Random Five: trade show edition

It’s been a while since I’ve spun the wheel. Here are the five tracks that came up this time:

  1. The Kingston Trio, “The Patriot Game” (Kingston Trio: Collector’s Series). From late in the original trio’s run, after Dave Guard had been replaced by John Stewart (the songwriter of “Daydream Believer,” not the comedian), comes this cover of Dominic Behan’s ballad protesting the murder of an IRA volunteer by another IRA member. It’s the same tune (“The Merry Month of May”) that Bob Dylan borrowed for “With God On Our Side.”
  2. Joan Baez, “Away in a Manger (French Version)” (Noel). Boy, we’re really mining the 60s folk vein here this morning. My mom had (and occasionally played) this Christmas album, but for me it’s best remembered for the instrumental arrangements by Peter (P.D.Q. Bach) Schickele. 
  3. Polyphony, “II. In te, Domine, speravi” (Morten Lauridsen: Lux Aeterna). The most exquisitely dissonant movement of Lauridsen’s soaring setting of the Lux text. 
  4. Bob Dylan, “I Shall Be Free” (The Bootleg Series Vol.9: the Witmark Demos). Dylan goofs on an old Lead Belly song. 
  5. The Beach Boys, “Little Deuce Coupe” (Surfer Girl). Did you know that a “deuce coupe” was a 1932 Ford Model 18? Now you do. 

Vinyl resurgence

I added eleven new albums to my iTunes library last month. Nine of those were vinyl rips.

Partly this was ongoing work from my ten-year-old, still not yet completed project to digitize all my vinyl. (Pro tip: don’t inherit over fifty records when you’re in the middle of a project like that. Or have two children.) But a big chunk of it stemmed from two record store trips, one to Harvest Records in Asheville, and one to Barnes & Noble, of all places.

Digital has gotten increasingly more prevalent and convenient.
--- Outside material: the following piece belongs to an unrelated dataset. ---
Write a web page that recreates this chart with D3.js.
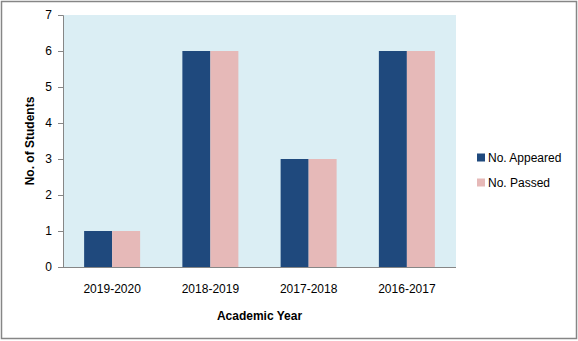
<!DOCTYPE html>
<html>
<head>
<meta charset="utf-8">
<script src="https://cdn.jsdelivr.net/npm/d3@7"></script>
<style>
  html, body { margin: 0; padding: 0; background: #fff; }
  svg { display: block; font-family: "Liberation Sans", Arial, sans-serif; }
</style>
</head>
<body>
<div id="chart"></div>
<script>
// Student counts per academic year
const categories = ["2019-2020", "2018-2019", "2017-2018", "2016-2017"];
const seriesNames = ["No. Appeared", "No. Passed"];
const appeared = [1, 6, 3, 6];
const passed = [1, 6, 3, 6];
const yTicks = [0, 1, 2, 3, 4, 5, 6, 7];
const colors = ["#1F497D", "#E6B9B8"];

const W = 578, H = 341;
const plot = { left: 63, top: 15, right: 456, bottom: 267 };

const svg = d3.select("#chart").append("svg")
  .attr("width", W).attr("height", H);

// outer frame
svg.append("rect")
  .attr("x", 1.5).attr("y", 1.5)
  .attr("width", W - 3).attr("height", H - 4)
  .attr("fill", "#fff").attr("stroke", "#868686").attr("stroke-width", 1.5);

// plot background
svg.append("rect")
  .attr("x", plot.left).attr("y", plot.top)
  .attr("width", plot.right - plot.left).attr("height", plot.bottom - plot.top)
  .attr("fill", "#DBEEF4");

const x0 = d3.scaleBand().domain(categories)
  .range([plot.left, plot.right]).paddingInner(0.43).paddingOuter(0.215);
const x1 = d3.scaleBand().domain(seriesNames).range([0, x0.bandwidth()]);
const y = d3.scaleLinear().domain([0, 7]).range([plot.bottom, plot.top]);

const rows = categories.map((c, i) => ({ cat: c, vals: [appeared[i], passed[i]] }));

const groups = svg.append("g").selectAll("g").data(rows).join("g")
  .attr("transform", d => `translate(${x0(d.cat)},0)`);

groups.selectAll("rect")
  .data(d => d.vals.map((v, j) => ({ name: seriesNames[j], v, j })))
  .join("rect")
  .attr("x", d => x1(d.name))
  .attr("y", d => y(d.v))
  .attr("width", x1.bandwidth())
  .attr("height", d => y(0) - y(d.v))
  .attr("fill", d => colors[d.j]);

// y axis
const yAxis = svg.append("g")
  .attr("transform", `translate(${plot.left},0)`)
  .call(d3.axisLeft(y).tickValues(yTicks).tickSize(5).tickPadding(6).tickFormat(d3.format("d")));
yAxis.selectAll("path, line").attr("stroke", "#868686");
yAxis.selectAll("text").attr("font-size", 12).attr("fill", "#000")
  .attr("font-family", "Liberation Sans, Arial, sans-serif");

// x axis
const xAxis = svg.append("g")
  .attr("transform", `translate(0,${plot.bottom})`)
  .call(d3.axisBottom(x0.copy().paddingInner(0).paddingOuter(0)).tickSize(0).tickPadding(17));
xAxis.select(".domain").attr("stroke", "#868686").attr("d", `M${plot.left},0.5H${plot.right}`);
xAxis.selectAll("text").attr("font-size", 12).attr("fill", "#000")
  .attr("font-family", "Liberation Sans, Arial, sans-serif");

// axis titles
svg.append("text")
  .attr("x", (plot.left + plot.right) / 2).attr("y", 320)
  .attr("text-anchor", "middle").attr("font-size", 12).attr("font-weight", "bold")
  .text("Academic Year");

svg.append("text")
  .attr("transform", `translate(34,${(plot.top + plot.bottom) / 2}) rotate(-90)`)
  .attr("text-anchor", "middle").attr("font-size", 12).attr("font-weight", "bold")
  .text("No. of Students");

// legend
const legend = svg.append("g").attr("transform", "translate(477,153)");
seriesNames.forEach((n, i) => {
  const g = legend.append("g").attr("transform", `translate(0,${i * 25})`);
  g.append("rect").attr("width", 8).attr("height", 8).attr("y", 0.5).attr("fill", colors[i]);
  g.append("text").attr("x", 11).attr("y", 9).attr("font-size", 12).text(n);
});
</script>
</body>
</html>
I can buy and download my friend Tyler’s band’s live shows within a few weeks of their performance, and you can pry my Bandcamp subscription out of my cold, dead hands. But I had forgotten how desperately I missed the physical act of browsing.

Which is why I love this development, the launch of a new state of the art vinyl record manufacturing machine, so much. Bring it on!